Latest Timberland boots made from recycled trash
The collaboration with recycling organization Thread means you could wear shoes that used to be plastic bottles.
BY ADELE PETERS 03.10.17 | 5:45 PM
A new backpack started life as 7.5 plastic bottles trashed on streets in Haiti.
The backpack–part of a new line of boots, bags, and t-shirts made by Timberland–looks like it’s made from canvas. But the material is 50% recycled plastic, sourced from a place that both has excess trash and a desperate need for jobs.
“It just so happens that we have this enormous resource that exists, and it just seems to be locked up in some of the toughest parts of the world,” Ian Rosenberger, CEO of Thread, the certified B Corporation that creates the fabric used in the collection, tells Co.Exist.
In Haiti, for the fabric made for Timberland, more than 1,300 people collected plastic bottles, and sold them to 50 Haitian-owned and operated collection centers that Thread partners with.
The process to turn a bottle into fabric is fairly simple: the plastic is mechanically broken down into flakes, put through something that looks like a Play-Doh extruder, and then rolled and manipulated into bales that can be spun into fabric. Plastic bottles are made from oil; so is polyester. When a bottle is recycled into fabric, the end result looks the same as if it had come from fossil fuels (it can also be recycled into other products, such as printer cartridges).

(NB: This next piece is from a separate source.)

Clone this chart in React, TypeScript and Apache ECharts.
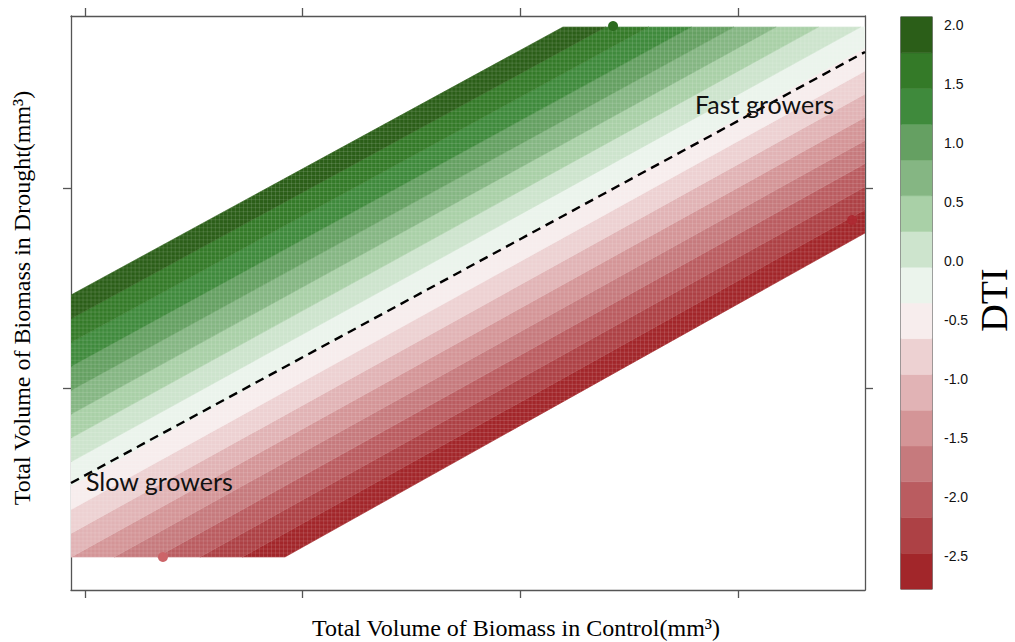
import React, { useEffect, useRef } from "react";
import * as echarts from "echarts";

// ---- axes (tick positions only; the reference shows no tick labels) ----
const xTicks = [1, 2, 3, 4];
const yTicks = [2, 3];
const xRange = [0.9357, 4.5834];
const yRange = [0.99, 3.86];

// vertical extent of the gridded surface
const surfaceTop = 3.805;
const surfaceBottom = 1.155;

// DTI level breaks (16 levels, bottom -> top)
const dtiBreaks = [
  -2.78, -2.477, -2.174, -1.871, -1.568, -1.265, -0.962, -0.659, -0.356,
  -0.053, 0.25, 0.553, 0.856, 1.159, 1.462, 1.765, 2.068,
];
const levelColors = [
  "#a2262a", "#ad4145", "#ba5c60", "#c67a7d", "#d49597", "#e1b3b5",
  "#edd1d2", "#f7eded", "#ebf4ec", "#cde4cd", "#a9d0a7", "#85b683",
  "#65a062", "#3f8a3c", "#347a28", "#2b5e18",
];
// each break's contour line: drought value at the left edge and at the right edge
const breakLineLeft = [
  0.5575, 0.677, 0.796, 0.916, 1.035, 1.154, 1.273, 1.392, 1.511, 1.631,
  1.75, 1.869, 1.988, 2.108, 2.227, 2.346, 2.465,
];
const breakLineRight = [
  2.775, 2.891, 3.006, 3.122, 3.238, 3.354, 3.47, 3.585, 3.701, 3.817,
  3.933, 4.049, 4.164, 4.28, 4.396, 4.512, 4.6275,
];

// dashed reference line
const dashedLine = [
  [0.9357, 1.525],
  [4.5834, 3.68],
];

// observed points
const pointX = [3.426, 1.358, 4.524];
const pointY = [3.81, 1.155, 2.84];
const pointColor = ["#2b6a1e", "#cc6468", "#ad2a32"];

const colorbarTicks = [-2.5, -2.0, -1.5, -1.0, -0.5, 0.0, 0.5, 1.0, 1.5, 2.0];

// raster cell counts of the level plot (for the faint cell texture)
const rasterCols = 198;
const rasterRows = 132;

type P = [number, number];

function clipHalf(poly: P[], f: (p: P) => number): P[] {
  const out: P[] = [];
  const n = poly.length;
  for (let i = 0; i < n; i++) {
    const cur = poly[i];
    const prev = poly[(i + n - 1) % n];
    const fc = f(cur);
    const fp = f(prev);
    const inter = (): P => {
      const t = fp / (fp - fc);
      return [prev[0] + t * (cur[0] - prev[0]), prev[1] + t * (cur[1] - prev[1])];
    };
    if (fc >= 0) {
      if (fp < 0) out.push(inter());
      out.push(cur);
    } else if (fp >= 0) {
      out.push(inter());
    }
  }
  return out;
}

function lineAt(i: number, x: number) {
  const t = (x - xRange[0]) / (xRange[1] - xRange[0]);
  return breakLineLeft[i] + t * (breakLineRight[i] - breakLineLeft[i]);
}
function lineXAt(i: number, y: number) {
  const t = (y - breakLineLeft[i]) / (breakLineRight[i] - breakLineLeft[i]);
  return xRange[0] + t * (xRange[1] - xRange[0]);
}

const frameColor = "#555555";
const lastBreak = dtiBreaks.length - 1;

export default function App() {
  const ref = useRef<HTMLDivElement>(null);
  useEffect(() => {
    if (!ref.current) return;
    const chart = echarts.init(ref.current, null, { renderer: "svg" });
    const levels = levelColors.map((_, i) => i);
    const textureIdx = Array.from({ length: rasterCols + 1 + rasterRows + 1 }, (_, i) => i);

    const axisCommon = {
      type: "value" as const,
      axisLine: { show: true, onZero: false, lineStyle: { color: frameColor, width: 1.3 } },
      axisLabel: { show: false },
      splitLine: { show: false },
    };
    const tickStyle = { color: frameColor, width: 1.3 };

    const option: any = {
      animation: false,
      backgroundColor: "#ffffff",
      grid: [
        { left: 71, top: 16, width: 794, height: 574 },
        { left: 901, top: 17, width: 31, height: 572, show: true, borderColor: "#333", borderWidth: 1.2 },
      ],
      xAxis: [
        {
          ...axisCommon, gridIndex: 0, position: "bottom", min: xRange[0], max: xRange[1],
          axisTick: { show: true, customValues: xTicks, length: 8, lineStyle: tickStyle },
          axisLabel: { show: false, customValues: xTicks },
        },
        {
          ...axisCommon, gridIndex: 0, position: "top", min: xRange[0], max: xRange[1],
          axisTick: { show: true, customValues: xTicks, length: 8, lineStyle: tickStyle },
          axisLabel: { show: false, customValues: xTicks },
        },
        { type: "value", gridIndex: 1, min: 0, max: 1, show: false },
      ],
      yAxis: [
        {
          ...axisCommon, gridIndex: 0, position: "left", min: yRange[0], max: yRange[1],
          axisTick: { show: true, customValues: yTicks, length: 8, lineStyle: tickStyle },
          axisLabel: { show: false, customValues: yTicks },
        },
        {
          ...axisCommon, gridIndex: 0, position: "right", min: yRange[0], max: yRange[1],
          axisTick: { show: true, customValues: yTicks, length: 8, lineStyle: tickStyle },
          axisLabel: { show: false, customValues: yTicks },
        },
        {
          type: "value", gridIndex: 1, position: "right",
          min: dtiBreaks[0], max: dtiBreaks[lastBreak],
          axisLine: { show: false },
          splitLine: { show: false },
          axisTick: { show: true, customValues: colorbarTicks, length: 7, lineStyle: { color: "#333", width: 1 } },
          axisLabel: {
            show: true, customValues: colorbarTicks, margin: 12, color: "#111",
            fontFamily: "Liberation Sans", fontSize: 14,
            formatter: (v: number) => v.toFixed(1),
          },
        },
      ],
      series: [
        {
          type: "custom",
          xAxisIndex: 0,
          yAxisIndex: 0,
          data: levels,
          clip: true,
          z: 1,
          renderItem: (params: any, api: any) => {
            const i = params.dataIndex;
            let poly: P[] = [
              [xRange[0], surfaceBottom],
              [xRange[1], surfaceBottom],
              [xRange[1], surfaceTop],
              [xRange[0], surfaceTop],
            ];
            poly = clipHalf(poly, (p) => p[1] - lineAt(i, p[0]));
            if (poly.length) poly = clipHalf(poly, (p) => lineAt(i + 1, p[0]) - p[1]);
            if (poly.length < 3) return null;
            const pts = poly.map((p) => api.coord(p));
            return {
              type: "polygon",
              shape: { points: pts },
              style: { fill: levelColors[i], stroke: levelColors[i], lineWidth: 0.6 },
            };
          },
        },
        {
          // faint raster-cell texture of the level plot
          type: "custom",
          xAxisIndex: 0,
          yAxisIndex: 0,
          data: textureIdx,
          clip: true,
          silent: true,
          z: 2,
          renderItem: (params: any, api: any) => {
            const i = params.dataIndex;
            let a: P, b: P;
            if (i <= rasterCols) {
              const x = xRange[0] + (i * (xRange[1] - xRange[0])) / rasterCols;
              const lo = Math.max(surfaceBottom, lineAt(0, x));
              const hi = Math.min(surfaceTop, lineAt(lastBreak, x));
              if (hi <= lo) return null;
              a = [x, lo];
              b = [x, hi];
            } else {
              const j = i - rasterCols - 1;
              const y = surfaceBottom + (j * (surfaceTop - surfaceBottom)) / rasterRows;
              const l = Math.max(xRange[0], lineXAt(lastBreak, y));
              const r = Math.min(xRange[1], lineXAt(0, y));
              if (r <= l) return null;
              a = [l, y];
              b = [r, y];
            }
            const pa = api.coord(a);
            const pb = api.coord(b);
            return {
              type: "line",
              shape: { x1: pa[0], y1: pa[1], x2: pb[0], y2: pb[1] },
              style: { stroke: "rgba(255,255,255,0.16)", lineWidth: 0.8 },
            };
          },
        },
        {
          type: "scatter",
          xAxisIndex: 0,
          yAxisIndex: 0,
          symbolSize: 10,
          data: pointX.map((x, i) => ({ value: [x, pointY[i]], itemStyle: { color: pointColor[i], opacity: 1 } })),
          z: 3,
        },
        {
          type: "line",
          xAxisIndex: 0,
          yAxisIndex: 0,
          data: dashedLine,
          symbol: "none",
          lineStyle: { color: "#000", width: 2.4, type: [9, 6] },
          z: 4,
        },
        {
          type: "custom",
          xAxisIndex: 2,
          yAxisIndex: 2,
          data: levels,
          renderItem: (params: any, api: any) => {
            const i = params.dataIndex;
            const a = api.coord([0, dtiBreaks[i + 1]]);
            const b = api.coord([1, dtiBreaks[i]]);
            return {
              type: "rect",
              shape: { x: a[0], y: a[1], width: b[0] - a[0], height: b[1] - a[1] },
              style: { fill: levelColors[i], stroke: levelColors[i], lineWidth: 0.5 },
            };
          },
        },
      ],
      graphic: [
        {
          type: "text", x: 516, y: 628,
          style: {
            text: "Total Volume of Biomass in Control(mm³)", fill: "#000",
            font: '24px "Liberation Serif"', textAlign: "center", textVerticalAlign: "middle",
          },
        },
        {
          type: "text", x: 22, y: 298, rotation: Math.PI / 2,
          style: {
            text: "Total Volume of Biomass in Drought(mm³)", fill: "#000",
            font: '24px "Liberation Serif"', textAlign: "center", textVerticalAlign: "middle",
          },
        },
        {
          type: "text", x: 994, y: 300, rotation: Math.PI / 2,
          style: {
            text: "DTI", fill: "#000",
            font: '38px "Liberation Serif"', textAlign: "center", textVerticalAlign: "middle",
          },
        },
        {
          type: "text", x: 86, y: 481, z: 10,
          style: {
            text: "Slow growers", fill: "#111",
            font: '25px "Lato"', textAlign: "left", textVerticalAlign: "middle",
          },
        },
        {
          type: "text", x: 695, y: 104, z: 10,
          style: {
            text: "Fast growers", fill: "#111",
            font: '25px "Lato"', textAlign: "left", textVerticalAlign: "middle",
          },
        },
      ],
    };
    chart.setOption(option);
    return () => chart.dispose();
  }, []);
  return (
    <div
      ref={ref}
      style={{ position: "fixed", left: 0, top: 0, width: 1015, height: 642, background: "#fff" }}
    />
  );
}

“It is the same as virgin polyester,” says Rosenberger. “But because it comes from these areas, it’s actually helping people as opposed to destroying the environment. It puts us in the position where we can talk about some of the amazing things it’s providing for folks, namely jobs.”
The polyester can also be blended with cotton, as in the case of the Timberland products.
When Thread launched, it decided to work with existing brands rather than trying to launch its own, realizing that it could have more impact if it worked with the largest companies in the world to help them improve their materials.
“If you want to change the world when it comes to this stuff, you need Timberland, you need Nike, you need Gap,” he says.
The company began working in Haiti in part because it’s the poorest country in the Western Hemisphere. It spent two years studying existing recycling systems and setting up a program that would fill in the gaps, rather than competing with local business. The team now wants to repeat the process in other countries.
“I get excited about places that generally our moms get nervous about us going to,” he says. “I’m really interested in places like Syria…that’s not just because the impact is good, certainly that’s the reason we go, but it’s also a competitive differentiator. There’s a barrier to entry there, and I’m running a business.”
For the brands that buy Thread’s fabric, it costs slightly more than something made from recycled plastic would otherwise. But the startup thinks that the social impact story is worth the premium. Rosenberger sees it as the next step in what brands can do to help: instead of donating money to causes, or a buy-one-give-one model, the process of manufacturing could in itself do good.
“I see this as the next evolution in the way that clothes are made and worn,” says Rosenberger.